History of Sculpture in British Columbia
Vancouver citizens interested in art formed four art societies by the turn of the century. Two members, J. Murray and D. Campbell were woodworkers and F.W. Caulfield listed himself as a wood carver.
In 1890, the provincial government commissioned a courthouse and British Columbia’s first free standing sculpture. Legislative buildings in Victoria put the call out for sculpture and Frank Cizek, a tinsmith executed the Captain Vancouver monument. The buildings in Victoria began to be embellished with sculpture and other forms of artwork. In the Vancouver boom around the turn of the century, itinerant stonemasons working from catalogues and architectural drawings decorated many of the new granite office buildings.
The Studio Club formed in 1904 and it was with this society that Vancouver and British Columbia’s first resident professional sculptor exhibited. Charles Marega arrived in 1909 on his way to California, read an ad for a commission for sculpture and stayed on in Vancouver. When the Studio Club eroded, Marega helped start up the Palette and Chisel Club in 1926.
At that time, Marega was listed as the only sculptor exhibiting. In the 1930s other sculptors joined him on the exhibitions listings. The Vancouver Art Gallery opened in 1931 and from its inception and through to the 1960s the sculptors of BC were showcased and had a number of outstanding exhibitions, some of which toured internationally. In 1941, the Canadian Federation of Artists (FCA) was organized in Ontario. Later in the 1940s, a BC Region of the Federation was a functioning society, which included sculptors. However, by the 1970s the Federation was primarily made up of painters. In 1956 a group of sculptors formed the North West Institute of Sculptors (NWIS) in Vancouver.
This organization eventually merged with the Sculptors’ Society of Canada (SSC). In 1974, the members in British Columbia formed their own society independent of the SSC and the Sculptors’ Society of British Columbia was born.
Over the past decades, SSBC members have contributed monumental sculpture both provincially and throughout the world. Large exhibitions have been held in BC, which have travelled throughout Canada, the USA and Europe. In the early development of Granville Island in Vancouver, the government acknowledged the SSBC’s cultural contributions by leasing office and studio space to the Society.

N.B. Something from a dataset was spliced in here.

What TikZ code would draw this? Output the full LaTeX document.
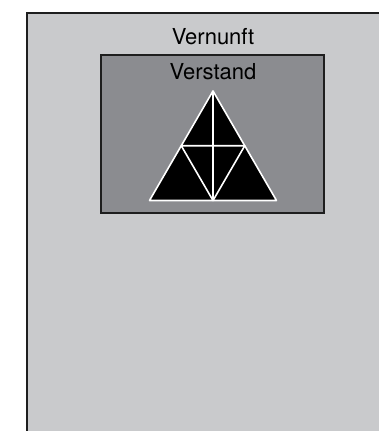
\documentclass[tikz,border=0pt]{standalone}
\usepackage{fontspec}
\setmainfont{TeX Gyre Heros}
\usetikzlibrary{positioning,calc}
\definecolor{vernunftgray}{RGB}{201, 202, 204}
\definecolor{verstandgray}{RGB}{139, 140, 144}
\definecolor{framedark}{RGB}{30, 30, 30}

\begin{document}
\begin{tikzpicture}[x=1pt, y=1pt,
    label/.style={font=\fontsize{22}{24}\selectfont, inner sep=0pt, anchor=base},
    frame/.style={line width=2pt, draw=framedark},
    tri/.style={draw=white, line width=1.6pt, line join=round}]
    \clip (0,0) rectangle (379,431);
    \fill[white] (0,0) rectangle (379,431);

    % Vernunft
    \filldraw[frame, fill=vernunftgray] (27,-20) rectangle (420,418);
    \node[label] (vernunft) at (213,386) {Vernunft};

    % Verstand
    \filldraw[frame, fill=verstandgray] (101,218) rectangle (324,376);
    \node[label] (verstand) at (213,351) {Verstand};

    % triangle
    \coordinate (apex) at (213,340);
    \coordinate (bl) at (149.5,230.5);
    \coordinate (br) at (276.5,230.5);
    \coordinate (ml) at ($(apex)!0.5!(bl)$);
    \coordinate (mr) at ($(apex)!0.5!(br)$);
    \coordinate (mb) at ($(bl)!0.5!(br)$);
    \filldraw[tri, fill=black] (apex) -- (bl) -- (br) -- cycle;
    \draw[tri] (ml) -- (mr) -- (mb) -- cycle;
    \draw[tri] (apex) -- (mb);
\end{tikzpicture}
\end{document}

Throughout the Sculptors Society of British Columbia’s history, there has been a high standard of excellence, integrity and professionalism amongst the membership. Public education about sculpture and sculptors continues to be an important focus for the group. Sculptors in our province have always been a diverse group utilizing techniques from realism or impressionism to abstraction and beyond. As well, our sculptors continue to experiment with new materials as well as more traditional media.